Peridot, sourced from the volcanic island of Zabargad (St John's Island) in the Red Sea, was used in Ptolemaic and later jewellery, though it does not appear prominently in earlier periods. Garnet, red jasper, and green feldspar (sometimes called Amazon stone or microcline) also appear in Egyptian jewellery contexts, the latter particularly in Middle Kingdom diadems and collars.

Influence on Later Traditions

Egyptian jewellery exerted a formative influence on the jewellery of the ancient Mediterranean world. Phoenician craftsmen adopted and transmitted Egyptian amulet forms — scarabs above all — throughout the Mediterranean basin from the ninth century BCE onward. Greek and Hellenistic jewellers incorporated Egyptian motifs following Alexander's conquest of Egypt in 332 BCE, and the Ptolemaic court sustained a hybrid Greco-Egyptian aesthetic that blended both traditions. Roman jewellery of the Imperial period frequently incorporated Egyptian motifs, particularly following the annexation of Egypt in 30 BCE and the fashion for Aegyptiaca that swept Rome.

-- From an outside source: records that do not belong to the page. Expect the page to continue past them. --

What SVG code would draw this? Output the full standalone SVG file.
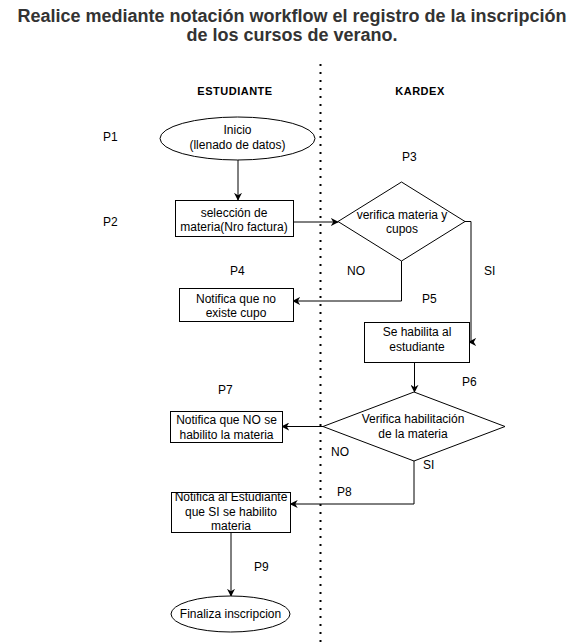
<svg xmlns="http://www.w3.org/2000/svg" width="581" height="643" viewBox="0 0 581 643">
<defs>
<marker id="arr" viewBox="0 0 10 10" refX="9" refY="5" markerWidth="8" markerHeight="8" markerUnits="userSpaceOnUse" orient="auto">
<path d="M0,0 L10,5 L0,10 L3,5 z" fill="#000"/>
</marker>
<style>
text{font-family:"Liberation Sans",Arial,sans-serif;font-size:12px;fill:#000}
.t{text-anchor:middle}
.title{font-size:18px;font-weight:bold;fill:#333;text-anchor:middle}
.lane{font-size:11px;font-weight:bold;text-anchor:middle;letter-spacing:0.5px}
.shape{fill:#fff;stroke:#000;stroke-width:1}
.edge{fill:none;stroke:#000;stroke-width:1;marker-end:url(#arr)}
</style>
</defs>
<rect width="581" height="643" fill="#fff"/>
<g id="title">
<text class="title" x="292" y="22">Realice mediante notación workflow el registro de la inscripción</text>
<text class="title" x="292" y="41">de los cursos de verano.</text>
</g>
<g id="lanes">
<line x1="320.5" y1="64" x2="320.5" y2="643" stroke="#000" stroke-width="2" stroke-dasharray="2 6"/>
<text class="lane" x="235" y="95">ESTUDIANTE</text>
<text class="lane" x="420" y="95">KARDEX</text>
</g>
<g id="labels">
<text x="103" y="141">P1</text>
<text x="103" y="226">P2</text>
<text x="402" y="161">P3</text>
<text x="230" y="275">P4</text>
<text x="347" y="275">NO</text>
<text x="484" y="275">SI</text>
<text x="422" y="303">P5</text>
<text x="462" y="386">P6</text>
<text x="218" y="394">P7</text>
<text x="331" y="456">NO</text>
<text x="423" y="469">SI</text>
<text x="337" y="496">P8</text>
<text x="254" y="571">P9</text>
</g>
<g id="connectors">
<line class="edge" x1="238" y1="160" x2="238" y2="200"/>
<line class="edge" x1="293" y1="222" x2="338" y2="222"/>
<path class="edge" d="M401.5,261 V301 H293"/>
<path class="edge" d="M465,221.5 H471 V342 H469"/>
<line class="edge" x1="414.5" y1="362" x2="414.5" y2="392"/>
<line class="edge" x1="323" y1="426.5" x2="282" y2="426.5"/>
<path class="edge" d="M414,461 V504 H290.5"/>
<line class="edge" x1="231" y1="532" x2="231" y2="596"/>
</g>
<g id="n1">
<ellipse class="shape" cx="237.5" cy="138.5" rx="77.5" ry="21.5"/>
<text class="t" x="237.5" y="134">Inicio</text>
<text class="t" x="237.5" y="149">(llenado de datos)</text>
</g>
<g id="n2">
<rect class="shape" x="175.5" y="200.5" width="118" height="36"/>
<text class="t" x="234" y="217">selección de</text>
<text class="t" x="234" y="231">materia(Nro factura)</text>
</g>
<g id="n3">
<polygon class="shape" points="401.5,182 465,221.5 401.5,261 338,221.5"/>
<text class="t" x="402" y="219">verifica materia y</text>
<text class="t" x="402" y="233">cupos</text>
</g>
<g id="n4">
<rect class="shape" x="179.5" y="288.5" width="114" height="33"/>
<text class="t" x="236" y="303">Notifica que no</text>
<text class="t" x="236" y="317">existe cupo</text>
</g>
<g id="n5">
<rect class="shape" x="364.5" y="322.5" width="105" height="40"/>
<text class="t" x="417" y="336">Se habilita al</text>
<text class="t" x="417" y="351">estudiante</text>
</g>
<g id="n6">
<polygon class="shape" points="414,392 505,426.5 414,461 323,426.5"/>
<text class="t" x="413" y="423">Verifica habilitación</text>
<text class="t" x="413" y="438">de la materia</text>
</g>
<g id="n7">
<rect class="shape" x="170.5" y="411.5" width="112" height="31"/>
<text class="t" x="226.5" y="424">Notifica que NO se</text>
<text class="t" x="226.5" y="439">habilito la materia</text>
</g>
<g id="n8">
<rect class="shape" x="171.5" y="492.5" width="119" height="40"/>
<text class="t" x="231" y="501">Notifica al Estudiante</text>
<text class="t" x="231" y="516">que SI se habilito</text>
<text class="t" x="231" y="530">materia</text>
</g>
<g id="n9">
<ellipse class="shape" cx="230.5" cy="614" rx="59.5" ry="18"/>
<text class="t" x="230.5" y="618">Finaliza inscripcion</text>
</g>
</svg>
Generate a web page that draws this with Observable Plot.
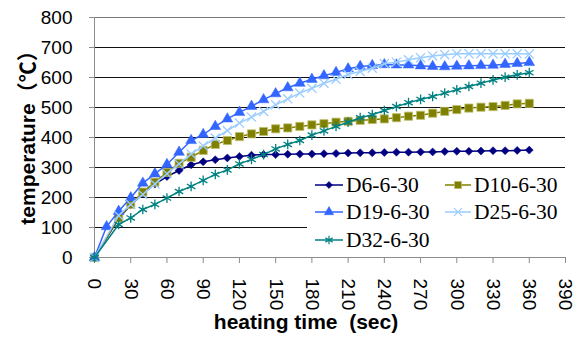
<!DOCTYPE html>
<html><head><meta charset="utf-8">
<script src="https://cdn.jsdelivr.net/npm/d3@7"></script>
<script src="https://cdn.jsdelivr.net/npm/@observablehq/plot@0.6"></script>
<style>
body{margin:0;background:#fff}
#wrap{position:relative;width:584px;height:341px;background:#fff}
#legend{position:absolute;left:307px;top:168px;width:258px;height:87px;background:#fff;font-family:"Liberation Serif","Times New Roman",serif;font-size:21.5px;color:#000}
.item{position:absolute;display:flex;align-items:center;height:26px;line-height:26px;white-space:nowrap}
.item svg{display:block;margin-right:3px}
</style></head><body><div id="wrap"></div>
<script>
// time axis (sec)
const timesD19 = [0,10,20,30,40,50,60,70,80,90,100,110,120,130,140,150,160,170,180,190,200,210,220,230,240,250,260,270,280,290,300,310,320,330,340,350,360];
const timesOther = [0,20,30,40,50,60,70,80,90,100,110,120,130,140,150,160,170,180,190,200,210,220,230,240,250,260,270,280,290,300,310,320,330,340,350,360];

// temperatures (°C)
const D6  = [0,130,175,212,245,270,290,309,319,326,332,337,341,343,343,344,345,345,346,347,348,349,349,350,351,351,352,352,353,354,354,355,356,356,357,358];
const D10 = [0,132,177,218,251,284,314,334,357,377,390,403,412,420,429,432,437,442,446,451,454,457,460,462,466,471,474,481,487,493,498,501,503,507,512,514];
const D19 = [0,103,154,199,248,279,310,351,390,410,437,462,484,504,526,546,566,581,594,606,617,629,637,640,643,642,642,639,637,636,638,639,640,641,644,647,650];
const D25 = [0,140,177,210,245,279,312,345,372,398,423,448,468,487,509,529,548,564,581,594,610,620,631,646,651,659,666,672,676,679,679,679,679,679,679,678];
const D32 = [0,110,132,160,177,198,220,237,257,277,292,312,327,343,362,377,390,408,422,437,451,466,476,490,503,516,527,537,548,559,570,581,592,601,609,616];

const seriesNames = ["D6-6-30","D10-6-30","D19-6-30","D25-6-30","D32-6-30"];
const xTicks = [0,30,60,90,120,150,180,210,240,270,300,330,360,390];
const yTicks = [0,100,200,300,400,500,600,700,800];
const xTitle = "heating time  (sec)";
const yTitle = "temperature（℃）";

const styles = [
  {color:"#000080", symbol:"diamond2", d3sym:d3.symbolDiamond2, filled:true, r:3.6},
  {color:"#808000", symbol:"square", d3sym:d3.symbolSquare, filled:true, r:4.6, edge:"#c0c070"},
  {color:"#3366FF", symbol:"triangle", d3sym:d3.symbolTriangle, filled:true, r:4.0},
  {color:"#99CCFF", symbol:"times", d3sym:d3.symbolTimes, filled:false, r:4.2},
  {color:"#008080", symbol:"asterisk", d3sym:d3.symbolAsterisk, filled:false, r:4.6}
];
const seriesData = [
  [timesOther, D6], [timesOther, D10], [timesD19, D19], [timesOther, D25], [timesOther, D32]
].map(([ts, vs], i) => ts.map((t, j) => ({t, v: vs[j], s: seriesNames[i]})));

const seriesMarks = seriesData.flatMap((rows, i) => {
  const st = styles[i];
  return [
    Plot.line(rows, {x: "t", y: "v", stroke: st.color, strokeWidth: 1.5}),
    Plot.dot(rows, {
      x: "t", y: "v", symbol: st.symbol, r: st.r,
      fill: st.filled ? st.color : "none",
      stroke: st.filled ? (st.edge || st.color) : st.color,
      strokeWidth: st.filled ? (st.edge ? 0.8 : 0.5) : 1.3
    })
  ];
});

const chart = Plot.plot({
  width: 584, height: 341,
  marginLeft: 94, marginRight: 19, marginTop: 17, marginBottom: 84,
  style: {fontFamily: "'Liberation Sans', Arial, 'Noto Sans CJK JP', sans-serif", fontSize: "19px", color: "#000", background: "#fff", overflow: "visible"},
  x: {domain: [0, 390]},
  y: {domain: [0, 800]},
  marks: [
    Plot.ruleY(yTicks.filter(d => d > 0), {y: d => d, stroke: d => d === 800 ? "#7a7a7a" : "#111", strokeWidth: 1}),
    Plot.ruleX([0], {stroke: "#8c8c8c"}),
    Plot.ruleY([0], {stroke: "#8c8c8c"}),
    Plot.axisY(yTicks, {tickSize: 5, tickPadding: 17, stroke: "#8c8c8c", label: null, fontSize: 19}),
    Plot.axisX(xTicks, {tickSize: 6, tickPadding: 15, tickRotate: 90, stroke: "#8c8c8c", label: null, fontSize: 19}),
    ...seriesMarks,
    Plot.text([xTitle], {text: d => d, frameAnchor: "bottom", textAnchor: "middle", dy: 71, dx: -24, fontWeight: "bold", fontSize: 21}),
    Plot.text([yTitle], {text: d => d, frameAnchor: "left", textAnchor: "middle", dx: -66, dy: -5, rotate: -90, fontWeight: "bold", fontSize: 21})
  ]
});

const wrap = document.getElementById("wrap");
wrap.appendChild(chart);

// legend overlay
const legend = document.createElement("div");
legend.id = "legend";
const pos = [[8, 4], [138, 4], [8, 31], [138, 31], [8, 59]];
seriesNames.forEach((name, i) => {
  const st = styles[i];
  const item = document.createElement("div");
  item.className = "item";
  item.style.left = pos[i][0] + "px";
  item.style.top = pos[i][1] + "px";
  const w = i % 2 === 0 ? 28 : 26;
  const svg = d3.create("svg").attr("width", w).attr("height", 14);
  svg.append("line").attr("x1", 0).attr("x2", w).attr("y1", 7).attr("y2", 7)
    .attr("stroke", st.color).attr("stroke-width", 1.5);
  svg.append("path")
    .attr("transform", `translate(${w/2},7)`)
    .attr("d", d3.symbol(st.d3sym, Math.PI * st.r * st.r * 0.75)())
    .attr("fill", st.filled ? st.color : "none")
    .attr("stroke", st.filled ? (st.edge || st.color) : st.color)
    .attr("stroke-width", st.filled ? 0.6 : 1.2);
  item.appendChild(svg.node());
  const span = document.createElement("span");
  span.textContent = name;
  item.appendChild(span);
  legend.appendChild(item);
});
wrap.appendChild(legend);
</script></body></html>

In the nineteenth century, Napoleon's Egyptian campaign of 1798–1801 and the subsequent publication of the Description de l'Égypte sparked the first major Egyptian Revival in European decorative arts and jewellery. The discovery of Tutankhamun's tomb in 1922 produced a second, more intense revival, with Cartier, Van Cleef and Arpels, and other Parisian maisons producing jewellery that directly quoted Egyptian forms, colour combinations, and motifs. This Egyptian Revival aesthetic of the 1920s became one of the defining strands of Art Deco jewellery.

Major Collections

The finest and most comprehensive collections of ancient Egyptian jewellery are held by the Egyptian Museum in Cairo (including the complete Tutankhamun assemblage), the Metropolitan Museum of Art in New York (including the Lahun and Dahshur treasures), and the British Museum in London. Significant holdings are also found at the Louvre in Paris, the Rijksmuseum van Oudheden in Leiden, and the Petrie Museum of Egyptian Archaeology at University College London.